当年巴黎公社失败以后,马克思曾经高度评价其是“无产阶级推翻资本主义制度具有世界意义的第一次演习”,高度肯定“公社的原则是永存的”。他所指的原则即是说,无产阶级不能简单地掌握现成的国家机器,并运用它来达到自己的目的,而是必须通过暴力革命,打碎资产阶级国家机器,建立无产阶级专政。后来各国的革命者们正是记住了马克思的这一教导,才使革命取得了成功。现在一个多世纪过去了,世界形势已经发生了触目惊心的变化,特别是新的科技革命风起云涌,新的世界潮流推动着思想多元化、经济全球化和信息社会化迅猛地向前发展。无疑,西欧人在这新的世界大潮面前独占了鳌头,也出尽了风头。
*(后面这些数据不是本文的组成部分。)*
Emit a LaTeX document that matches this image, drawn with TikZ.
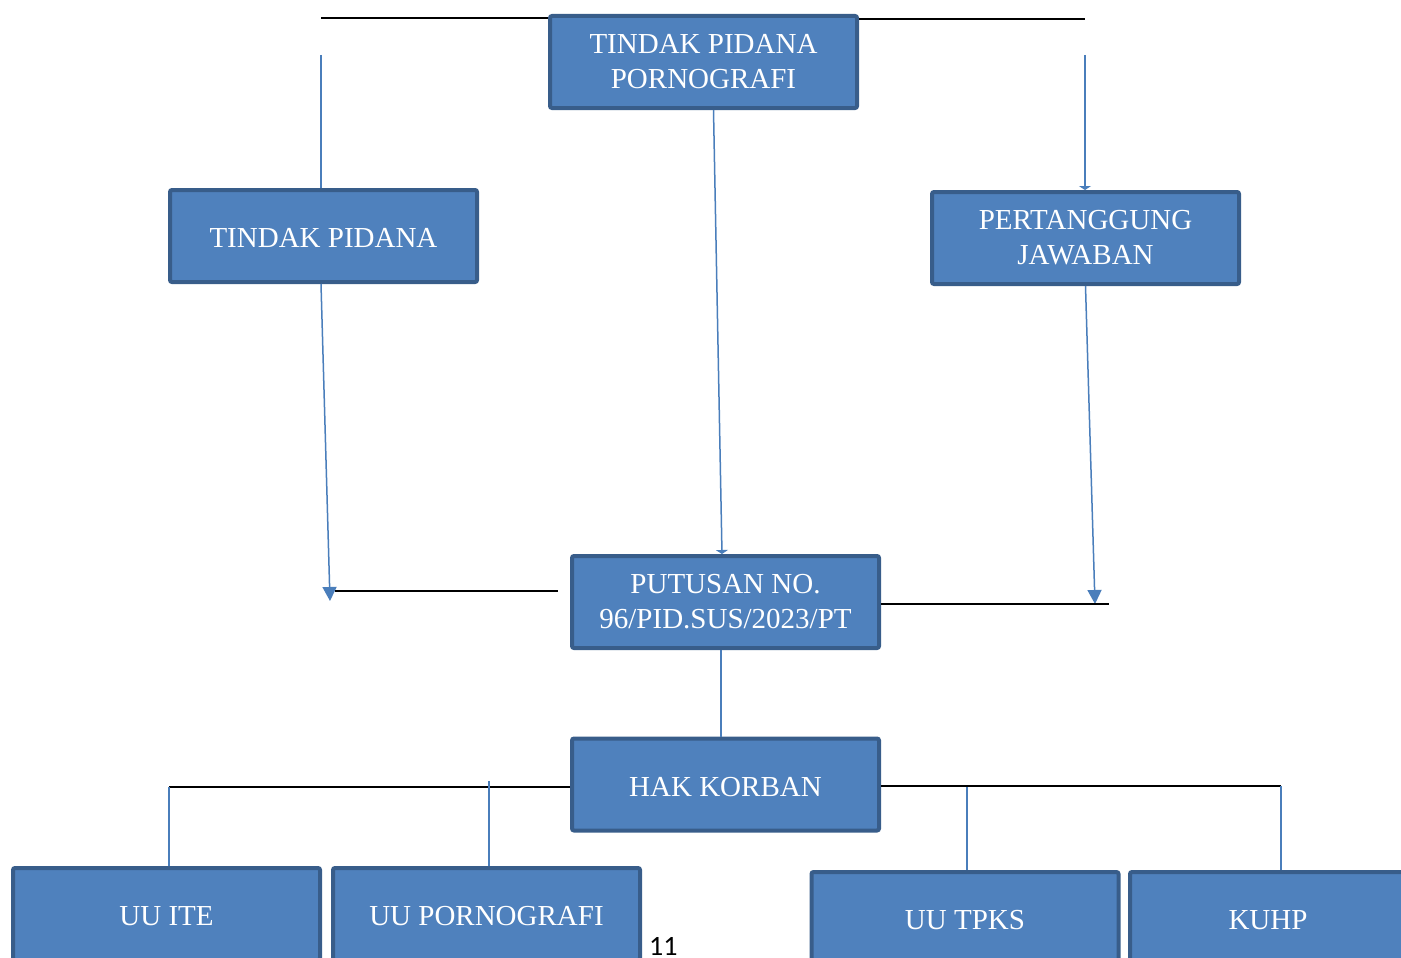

回过头来再想想他们对这一堵墙的冷漠,留给人们的是一个天大的疑问:难道巴黎公社的原则真的已经过时了么?

应该走了,导游已在远处不停地招呼我登车。我一步一回头,留恋地望着那堵墙,那堵曾使我心绕神牵的墙,仿佛心中有着无数的话语要向这堵墙倾诉。但,这堵墙似乎并不理会我在想些什么,更不理会我会干些什么。它仍然静静地立在寒风里,仍然甘守着寂寞。